O desajuste no calendário das obras da transposição não é resultado de falta de atenção do governo, mas de sua dificuldade em agilizar o andamento das obras. A construção da estação de Cabrobó chegou a ser licitada em 2008 e, ainda naquele ano, o governo liberou para as empreiteiras a ordem de serviço para a obra. No início de 2009, porém, as construtoras LJA e Ebisa, que tinham assinado um contrato de R$ 97,6 milhões para a instalação da estação do eixo, alegaram dificuldades técnicas e financeiras. O governo endureceu e não quis renegociar o valor do contrato, que acabou rescindido. Na época, a Camargo Corrêa também chegou a desistir das obras.
Segundo Martins, a licitação da estação de bombeamento em Cabrobó será feita em abril. Apesar do tempo médio de três anos previstos para a obra ser concluída, ele acha que há possibilidade de encurtar esse prazo para até 24 meses, o que daria possibilidade de o Eixo Norte ser entregue em 2013.
Ao todo serão construídas três estações de bombeamento de água no Eixo Norte e seis no Eixo Leste, canal de 220 quilômetros que avançará entre Pernambuco e Paraíba. O orçamento total estimado para as obras da transposição também tem sofrido mudanças. No início deste mês o governo admitiu que o custo inicialmente previsto, de R$ 5 bilhões, poderá chegar a R$ 7 bilhões. O balanço mais recente das obras, divulgado no fim do ano passado, aponta que, entre 2007 e 2010, foram investidos R$ 2,1 bilhões.
Os lotes 1 e 2 do Eixo Norte - de um total de oito - e toda a extensão do Eixo Leste, segundo os dados oficiais, atingiram em dezembro 80% de sua execução.

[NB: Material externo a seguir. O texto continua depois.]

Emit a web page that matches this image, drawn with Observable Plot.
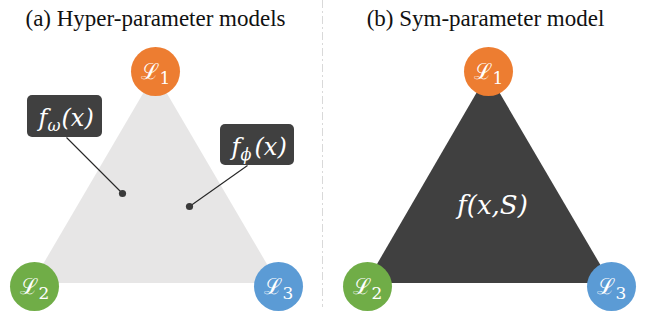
<!DOCTYPE html>
<html>
<head>
<meta charset="utf-8">
<script src="https://cdn.jsdelivr.net/npm/d3@7"></script>
<script src="https://cdn.jsdelivr.net/npm/@observablehq/plot@0.6"></script>
<style>
  html, body { margin: 0; padding: 0; background: #fff; }
</style>
</head>
<body>
<div id="chart"></div>
<script>
// ---- data ----
const panelTitles = ["(a) Hyper-parameter models", "(b) Sym-parameter model"];
const panelTitleX = [155, 485];
const panelTitleY = [25, 25];

const lossSubscripts = ["1", "2", "3"];
const lossColors = ["#ED7D31", "#70AD47", "#5B9BD5"];
const nodeXa = [155, 34, 278];
const nodeXb = [488, 367, 611];
const nodeY = [71, 286, 286];

// triangle outline (left vertex, apex, right vertex)
const triXa = [32, 155, 278];
const triXb = [366, 488, 611];
const triTopY = [283, 73, 283];
const triBaseY = 283;

// panel (a): two separately parameterised models
const modelSubscripts = ["ω", "ϕ"];
const boxX1 = [27, 220];
const boxX2 = [102, 294];
const boxY1 = [95, 124];
const boxY2 = [137, 165];
const leaderX = [66, 247];
const leaderY = [137, 165];
const pointX = [122, 189];
const pointY = [193, 206];

// panel (b): one shared model
const symModel = "f(x,S)";
const symX = 492;
const symY = 213;

const separatorX = 322;

// ---- build rows ----
const nodes = [];
[nodeXa, nodeXb].forEach((xs) => xs.forEach((x, i) =>
  nodes.push({x, y: nodeY[i], sub: lossSubscripts[i], color: lossColors[i]})));
const triA = triXa.map((x, i) => ({x, y: triTopY[i]}));
const triB = triXb.map((x, i) => ({x, y: triTopY[i]}));
const models = modelSubscripts.map((s, i) => ({
  sub: s, x1: boxX1[i], x2: boxX2[i], y1: boxY1[i], y2: boxY2[i],
  lx: leaderX[i], ly: leaderY[i], px: pointX[i], py: pointY[i]
}));

const mathFont = "DejaVu Serif";
const titleFont = "Liberation Serif";

const chart = Plot.plot({
  width: 645,
  height: 311,
  margin: 0,
  x: {domain: [0, 645], range: [0, 645], axis: null},
  y: {domain: [0, 311], range: [0, 311], axis: null},
  color: {type: "identity"},
  marks: [
    Plot.ruleX([separatorX], {y1: 0, y2: 307, stroke: "#d9d9d9", strokeWidth: 1, strokeDasharray: "8,3,2,3"}),
    Plot.areaY(triA, {x: "x", y1: triBaseY, y2: "y", fill: "#E7E6E6", curve: "linear"}),
    Plot.areaY(triB, {x: "x", y1: triBaseY, y2: "y", fill: "#404040", curve: "linear"}),
    Plot.link(models, {x1: "lx", y1: "ly", x2: "px", y2: "py", stroke: "#262626", strokeWidth: 1.1}),
    Plot.dot(models, {x: "px", y: "py", r: 3.6, fill: "#3a3a3a"}),
    Plot.rect(models, {x1: "x1", x2: "x2", y1: "y1", y2: "y2", fill: "#404040", rx: 5}),
    Plot.text(models, {x: "x1", y: "y1", dx: 11, dy: 30, text: () => "f", textAnchor: "start", lineAnchor: "bottom",
      fill: "white", fontFamily: mathFont, fontStyle: "italic", fontSize: 24}),
    Plot.text(models, {x: "x1", y: "y1", dx: 20, dy: 35, text: "sub", textAnchor: "start", lineAnchor: "bottom",
      fill: "white", fontFamily: mathFont, fontStyle: "italic", fontSize: 16}),
    Plot.text(models, {x: "x1", y: "y1", dx: 34, dy: 30, text: () => "(x)", textAnchor: "start", lineAnchor: "bottom",
      fill: "white", fontFamily: mathFont, fontStyle: "italic", fontSize: 24}),
    Plot.text([symModel], {x: [symX], y: [symY], text: d => d, textAnchor: "middle", lineAnchor: "bottom",
      fill: "white", fontFamily: mathFont, fontStyle: "italic", fontSize: 26}),
    Plot.dot(nodes, {x: "x", y: "y", r: 24.5, fill: "color"}),
    Plot.text(nodes, {x: "x", y: "y", dx: 3, dy: 7, text: () => "ℒ", textAnchor: "end", lineAnchor: "bottom",
      fill: "white", fontFamily: mathFont, fontSize: 22}),
    Plot.text(nodes, {x: "x", y: "y", dx: 4, dy: 12, text: "sub", textAnchor: "start", lineAnchor: "bottom",
      fill: "white", fontFamily: mathFont, fontSize: 17}),
    Plot.text(panelTitles, {x: panelTitleX, y: panelTitleY, text: d => d, textAnchor: "middle", lineAnchor: "bottom",
      fill: "#111", fontFamily: titleFont, fontSize: 23})
  ]
});
document.getElementById("chart").appendChild(chart);
</script>
</body>
</html>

A complexidade da transposição não se restringe às estações de bombeamento. O sistema completo será apoiado pela construção de 36 barragens, 17 aquedutos, sete túneis, 63 pontes, 35 passarelas e 165 tomadas de água. Nas estações de bombeamento, subestações de energia serão construídas para fazer com que a água suba montanha acima, em lances de 35,60 metros de altura. A utilização das barragens vai permitir que, diariamente, esse sistema de bombeamento seja desligado por três ou quatro horas, para manutenção e economia de energia.

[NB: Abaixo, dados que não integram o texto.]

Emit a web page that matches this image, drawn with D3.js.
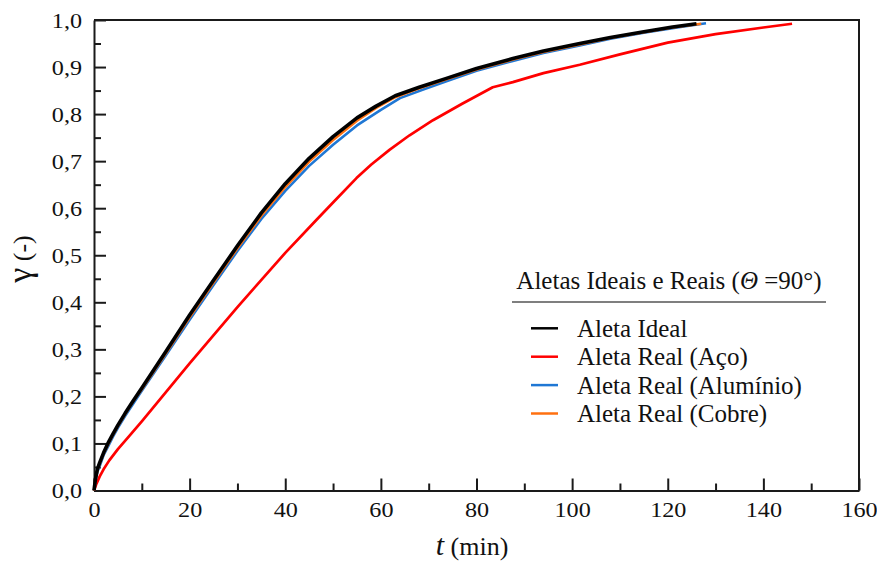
<!DOCTYPE html>
<html>
<head>
<meta charset="utf-8">
<script src="https://cdn.jsdelivr.net/npm/d3@7"></script>
<style>
  body { margin: 0; background: #fff; }
  svg { display: block; font-family: "Liberation Serif", "Times New Roman", serif; }
</style>
</head>
<body>
<svg id="chart" width="877" height="564"></svg>
<script>
// ---- data ----
const seriesNames = ["Aleta Ideal", "Aleta Real (Aço)", "Aleta Real (Alumínio)", "Aleta Real (Cobre)"];
const seriesColors = ["#000000", "#ff0000", "#1f77d4", "#ff7010"];

const tIdeal = [0, 0.3, 0.7, 1.15, 2, 2.9, 4, 5, 6.5, 8.1, 10, 15, 20, 25, 30, 35, 40, 45, 50, 55, 59, 63, 68, 73.7, 80, 87.6, 94, 101.6, 108, 115, 121, 126];
const yIdeal = [0, 0.024, 0.045, 0.058, 0.08, 0.1, 0.121, 0.139, 0.164, 0.189, 0.218, 0.295, 0.373, 0.447, 0.52, 0.59, 0.652, 0.706, 0.752, 0.792, 0.817, 0.839, 0.857, 0.876, 0.897, 0.918, 0.934, 0.95, 0.963, 0.975, 0.985, 0.992];

const tAco = [0, 0.5, 1.2, 2, 3.2, 5, 7.4, 10, 20, 30, 40, 46.5, 50, 54.9, 58, 61.8, 66, 70.9, 77, 83.4, 87.6, 94, 101.6, 110, 120, 130, 140, 146];
const yAco = [0, 0.014, 0.03, 0.045, 0.064, 0.088, 0.116, 0.147, 0.27, 0.39, 0.505, 0.575, 0.612, 0.664, 0.693, 0.724, 0.755, 0.787, 0.822, 0.857, 0.868, 0.887, 0.905, 0.927, 0.952, 0.97, 0.984, 0.992];

const tAluminio = [0, 0.3, 0.7, 1.2, 2, 3, 4, 5, 6.5, 8.5, 10, 15, 20, 25, 30, 35, 40, 45, 50, 55, 60, 64, 69, 74, 80, 87.6, 94, 101.6, 108, 115, 122, 128];
const yAluminio = [0, 0.02, 0.04, 0.052, 0.075, 0.095, 0.115, 0.133, 0.158, 0.189, 0.212, 0.287, 0.363, 0.437, 0.509, 0.577, 0.637, 0.69, 0.735, 0.776, 0.809, 0.834, 0.853, 0.871, 0.892, 0.913, 0.93, 0.946, 0.96, 0.973, 0.984, 0.993];

const tCobre = [0, 0.3, 0.7, 1.15, 2, 3, 4, 5, 6.5, 8.3, 10, 15, 20, 25, 30, 35, 40, 45, 50, 55, 59, 63, 68, 73.7, 80, 87.6, 94, 101.6, 108, 115, 121, 127];
const yCobre = [0, 0.022, 0.042, 0.056, 0.078, 0.099, 0.119, 0.137, 0.162, 0.191, 0.215, 0.291, 0.368, 0.442, 0.515, 0.584, 0.645, 0.699, 0.745, 0.786, 0.813, 0.836, 0.855, 0.874, 0.895, 0.916, 0.932, 0.948, 0.962, 0.974, 0.984, 0.992];

const xTicks = [0, 20, 40, 60, 80, 100, 120, 140, 160];
const yTicks = [0, 0.1, 0.2, 0.3, 0.4, 0.5, 0.6, 0.7, 0.8, 0.9, 1.0];

// ---- layout ----
const svg = d3.select("#chart");
const L = 94, R = 859, T = 20, B = 490.5;
const x = d3.scaleLinear().domain([0, 160]).range([L, R]);
const y = d3.scaleLinear().domain([0, 1]).range([B, T]);
const fmtY = d => d3.format(".1f")(d).replace(".", ",");

// frame (top & right)
svg.append("path")
  .attr("d", `M${L},${T}H${R}V${B}`)
  .attr("fill", "none").attr("stroke", "#1a1a1a").attr("stroke-width", 2);

// x axis
svg.append("g").attr("transform", `translate(0,${B})`)
  .call(d3.axisBottom(x).tickValues(xTicks).tickSize(-12).tickPadding(12).tickSizeOuter(0));
svg.append("g").attr("transform", `translate(0,${B})`)
  .call(d3.axisBottom(x).tickValues(d3.range(10, 160, 20)).tickSize(-7).tickFormat("").tickSizeOuter(0))
  .select(".domain").remove();

// y axis
const yAxis = svg.append("g").attr("transform", `translate(${L},0)`)
  .call(d3.axisLeft(y).tickValues(yTicks).tickSize(-12).tickPadding(12).tickFormat(fmtY).tickSizeOuter(0));
svg.append("g").attr("transform", `translate(${L},0)`)
  .call(d3.axisLeft(y).tickValues(d3.range(0.05, 1, 0.1)).tickSize(-7).tickFormat("").tickSizeOuter(0))
  .select(".domain").remove();

svg.selectAll(".domain").attr("stroke", "#1a1a1a").attr("stroke-width", 2);
svg.selectAll(".tick line").attr("stroke", "#1a1a1a").attr("stroke-width", 2);
svg.selectAll(".tick text")
  .attr("font-family", "'Liberation Serif', 'Times New Roman', serif")
  .attr("font-size", 21).attr("fill", "#111")
  .each(function() {
    const w = this.getComputedTextLength();
    d3.select(this).attr("textLength", w * 1.15).attr("lengthAdjust", "spacingAndGlyphs");
  });
yAxis.selectAll(".tick text").attr("dy", "0.34em");

// axis titles
svg.append("text")
  .attr("x", 472).attr("y", 555).attr("text-anchor", "middle")
  .attr("font-size", 26).attr("fill", "#111")
  .call(t => {
    t.append("tspan").attr("font-style", "italic").attr("font-size", 30).text("t");
    t.append("tspan").text(" (min)");
  });

svg.append("text")
  .attr("transform", "translate(31,259) rotate(-90)")
  .attr("text-anchor", "middle").attr("font-size", 26).attr("fill", "#111")
  .call(t => {
    t.append("tspan").attr("font-size", 34).text("γ");
    t.append("tspan").text(" (-)");
  });

// lines
const seriesT = [tIdeal, tAco, tAluminio, tCobre];
const seriesY = [yIdeal, yAco, yAluminio, yCobre];
const widths = [3.6, 2.7, 2.6, 2.6];
const drawOrder = [1, 2, 3, 0];
const line = d3.line().x(d => x(d[0])).y(d => y(d[1])).curve(d3.curveLinear);
drawOrder.forEach(i => {
  const pts = seriesT[i].map((t, k) => [t, seriesY[i][k]]);
  svg.append("path").datum(pts)
    .attr("d", line)
    .attr("fill", "none")
    .attr("stroke", seriesColors[i])
    .attr("stroke-width", widths[i])
    .attr("stroke-linejoin", "round");
});

// legend
const lg = svg.append("g");
lg.append("text")
  .attr("x", 669).attr("y", 289).attr("text-anchor", "middle")
  .attr("font-size", 25).attr("fill", "#111")
  .call(t => {
    t.append("tspan").text("Aletas Ideais e Reais (");
    t.append("tspan").attr("font-style", "italic").text("Θ");
    t.append("tspan").text(" =90°)");
  });
lg.append("line")
  .attr("x1", 512).attr("x2", 826).attr("y1", 302).attr("y2", 302)
  .attr("stroke", "#555").attr("stroke-width", 1.5);
seriesNames.forEach((name, i) => {
  const yy = 328.3 + i * 28.4;
  lg.append("line")
    .attr("x1", 531).attr("x2", 558).attr("y1", yy).attr("y2", yy)
    .attr("stroke", seriesColors[i]).attr("stroke-width", 2.5);
  lg.append("text")
    .attr("x", 577).attr("y", yy + 8.4)
    .attr("font-size", 25).attr("fill", "#111").text(name);
});
</script>
</body>
</html>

No Eixo Leste, no município de Floresta, o Exército corre contra o relógio para concluir o trecho de ligação com o rio, onde um canal de seis quilômetros avança sobre a barragem de Itaparica. Ali, ao contrário do que se vê em Cabrobó, as obras da estação de bombeamento já estão em fase avançada e os primeiros tubos de conexão que se ligarão às turbinas começaram a ser instalados na semana passada. "Já concluímos nossa barragem, que receberá as águas nesse trecho inicial", diz o tenente-coronel André Ferreira de Souza, comandante do batalhão responsável pelas obras de aproximação do Eixo Leste. "Acredito que, até início do ano que vem, também entregaremos o canal de chegada até o rio."
A inauguração do Eixo Leste era um sonho alimentado pelo ex-presidente Lula. O plano original previa que as águas desse eixo começariam a atingir o agreste pernambucano no segundo semestre de 2010. Para o Eixo Norte, trabalhava-se com um prazo até 2012.

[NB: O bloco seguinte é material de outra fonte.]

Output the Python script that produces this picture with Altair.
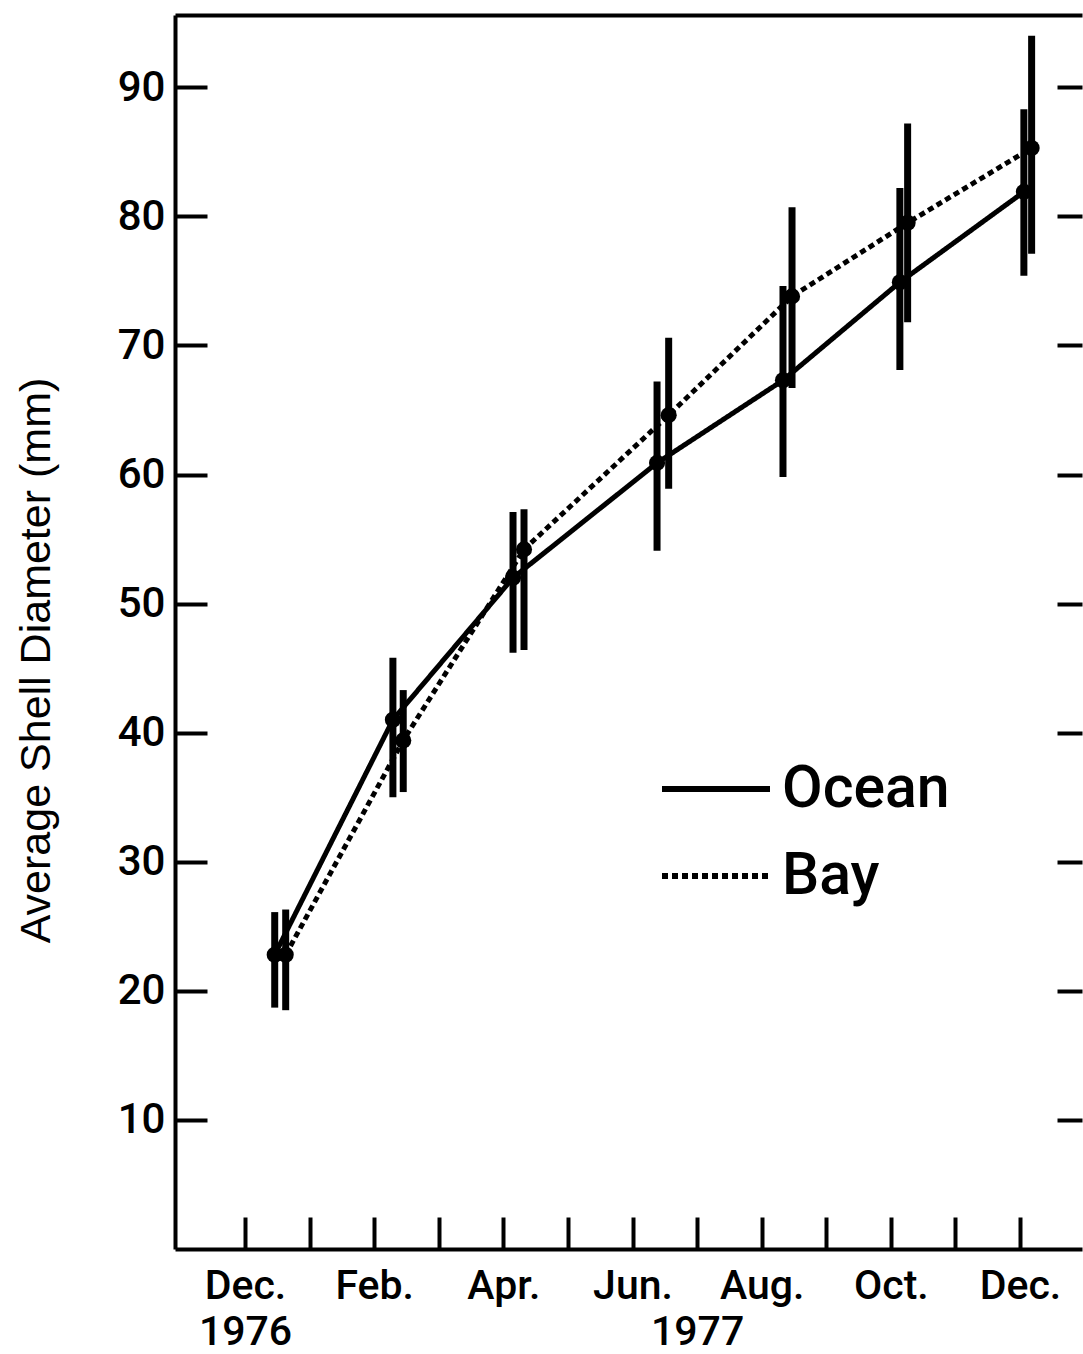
import altair as alt
import pandas as pd

# ---- data (x = months after Dec. 1976) ----
series_names = ["Ocean", "Bay"]

ocean_month = [0.46, 2.29, 4.15, 6.38, 8.33, 10.14, 12.06]
ocean_mean = [22.8, 41.0, 52.0, 60.9, 67.3, 74.9, 81.9]
ocean_low = [18.7, 35.0, 46.2, 54.1, 59.8, 68.1, 75.4]
ocean_high = [26.1, 45.8, 57.1, 67.2, 74.6, 82.2, 88.3]

bay_month = [0.63, 2.45, 4.32, 6.56, 8.47, 10.26, 12.18]
bay_mean = [22.8, 39.4, 54.2, 64.6, 73.8, 79.5, 85.3]
bay_low = [18.5, 35.4, 46.4, 58.9, 66.7, 71.8, 77.1]
bay_high = [26.3, 43.3, 57.3, 70.6, 80.7, 87.2, 94.0]

month_ticks = list(range(13))
label_positions = [0, 2, 4, 6, 7, 8, 10, 12]
label_line1 = ["Dec.", "Feb.", "Apr.", "Jun.", "", "Aug.", "Oct.", "Dec."]
label_line2 = ["1976", "", "", "", "1977", "", "", ""]
y_ticks = [10, 20, 30, 40, 50, 60, 70, 80, 90]
y_title = "Average Shell Diameter (mm)"

rows = []
for name, ms, mn, lo, hi in [
    ("Ocean", ocean_month, ocean_mean, ocean_low, ocean_high),
    ("Bay", bay_month, bay_mean, bay_low, bay_high),
]:
    for a, b, c, d in zip(ms, mn, lo, hi):
        rows.append({"series": name, "month": a, "mean": b, "low": c, "high": d})
df = pd.DataFrame(rows)

# ---- label expression ----
parts = []
for p, l1, l2 in zip(label_positions, label_line1, label_line2):
    if l2:
        txt = "['%s','%s']" % (l1, l2)
    else:
        txt = "'%s'" % l1
    parts.append("datum.value == %d ? %s" % (p, txt))
label_expr = " : ".join(parts) + " : ''"

W, H = 907, 1234
FONT = "Roboto"
TFONT = "Liberation Sans"
LW = 500

x_scale = alt.Scale(domain=[-1.084, 12.96], nice=False, zero=False)
y_scale = alt.Scale(domain=[0, 95.6], nice=False, zero=False)

x_label_axis = alt.Axis(
    orient="bottom", values=label_positions, labelExpr=label_expr,
    ticks=False, tickSize=0, domain=True, domainColor="black", domainWidth=4,
    grid=False, labelFont=FONT, labelFontSize=41, labelFontWeight=LW,
    labelColor="black", labelPadding=17, labelBaseline="top", labelLineHeight=46,
    labelOverlap=False, labelFlush=False, labelBound=False, title=None,
)
y_label_axis = alt.Axis(
    orient="left", values=y_ticks, ticks=False, tickSize=0, domain=True,
    domainColor="black", domainWidth=4, grid=False, labelFont=FONT,
    labelFontSize=42, labelFontWeight=LW, labelColor="black", labelPadding=10,
    labelOverlap=False, labelFlush=False, labelBound=False,
    title=y_title, titleFont=TFONT, titleFontSize=43, titleFontWeight="normal",
    titleColor="black", titleAngle=270, titleBaseline="middle",
    titleAlign="center", titleX=-139, titleY=645,
)

rules = alt.Chart(df).mark_rule(color="black", strokeWidth=7).encode(
    x=alt.X("month:Q", scale=x_scale, axis=x_label_axis),
    y=alt.Y("low:Q", scale=y_scale, axis=y_label_axis),
    y2="high:Q",
)

lines = alt.Chart(df).mark_line(color="black", strokeWidth=5, strokeCap="butt").encode(
    x=alt.X("month:Q", scale=x_scale, axis=None),
    y=alt.Y("mean:Q", scale=y_scale, axis=None),
    strokeDash=alt.StrokeDash(
        "series:N",
        scale=alt.Scale(domain=series_names, range=[[1, 0], [6, 4]]),
        legend=alt.Legend(
            orient="none", legendX=484, legendY=717, title=None,
            symbolType="stroke", symbolSize=11664, symbolStrokeWidth=6,
            symbolStrokeColor="black", labelFont=FONT, labelFontSize=59,
            labelFontWeight=LW, labelColor="black", labelOffset=9,
            labelLimit=0, rowPadding=-45, padding=0,
        ),
    ),
    detail="series:N",
)

points = alt.Chart(df).mark_circle(color="black", size=260, opacity=1).encode(
    x=alt.X("month:Q", scale=x_scale, axis=None),
    y=alt.Y("mean:Q", scale=y_scale, axis=None),
)

# inward ticks: left side and bottom
ticks_a = alt.Chart(df).mark_point(opacity=0).encode(
    x=alt.X("month:Q", scale=x_scale, axis=alt.Axis(
        orient="top", offset=-H, values=month_ticks, labels=False, domain=False,
        ticks=True, tickSize=32, tickWidth=4, tickColor="black", grid=False, title=None)),
    y=alt.Y("mean:Q", scale=y_scale, axis=alt.Axis(
        orient="right", offset=-W, values=y_ticks, labels=False, domain=False,
        ticks=True, tickSize=32, tickWidth=4, tickColor="black", grid=False, title=None)),
)

# inward ticks on right side, top border
ticks_b = alt.Chart(df).mark_point(opacity=0).encode(
    x=alt.X("month:Q", scale=x_scale, axis=alt.Axis(
        orient="top", values=month_ticks, labels=False, domain=True,
        domainColor="black", domainWidth=4, ticks=False, grid=False, title=None)),
    y=alt.Y("mean:Q", scale=y_scale, axis=alt.Axis(
        orient="left", offset=-W, values=y_ticks, labels=False, domain=False,
        ticks=True, tickSize=25, tickWidth=4, tickColor="black", grid=False, title=None)),
)

chart = alt.layer(rules, lines, points, ticks_a, ticks_b).resolve_axis(
    x="independent", y="independent"
).properties(
    width=W, height=H,
    autosize=alt.AutoSizeParams(type="none"),
    padding={"left": 175, "top": 15, "right": 1, "bottom": 105},
    background="white",
).configure_view(stroke=None)

chart.save("out.html", embed_options={"renderer": "svg", "actions": False})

"Esses atrasos tendem a se ampliar porque esse projeto começou a ser feito de trás para frente", diz o especialista João Abner Guimarães Júnior. "Para que o projeto se tornasse irreversível, o governo correu com os canais, mas a verdade é que ainda há um trabalho muito duro pela frente."
Custo pode subir para R$ 7 bilhões
Os contratos de prestação de serviços que envolvem as obras da transposição do São Francisco se transformaram em um problema à parte para o Ministério da Integração Nacional. Como a maioria das licitações foi feita em cima do projeto básico da obra, agora as construtoras querem aditivos, já que teriam percebido que o que tinham pela frente era "muito mais complexo" de se executar.
Segundo Augusto Wagner Padilha Martins, secretário de Infraestrutura Hídrica, o governo administra hoje 60 contratos relacionados à transposição. Esses pedidos de aditivos, que serão negociados caso a caso, explicam a possibilidade de o projeto saltar de R$ 5 bilhões para R$ 7 bilhões.
A preocupação com a situação dos contratos provocou a criação de uma "Comissão Permanente de Licitação e Revisão de Contratos". O papel dessa comissão, formada há apenas dez dias, será o de analisar todos os contratos de obras e serviços em andamento no ministério. O prazo de vigência desse grupo de trabalho é de 12 meses.
A primeira iniciativa tomada foi o pedido de informações detalhadas aos gestores de todos os contratos, que tiveram cinco dias para enviar seus relatórios. Até o fim da próxima semana, o ministério quer concluir o relatório final da situação desses contratos.
A complexidade envolvida na gestão da infraestrutura e na oferta da água do São Francisco ficará a cargo da estatal Água de Integração do Nordeste Setentrional (Agnes), em fase de criação.
Uma das maiores preocupações do governo é garantir que a água que vai chegar à casa do consumidor tenha um preço razoável. O assunto faz parte das discussões do Conselho Gestor do Projeto de Integração do Rio São Francisco, o qual ainda não conclui qual será o preço final da água.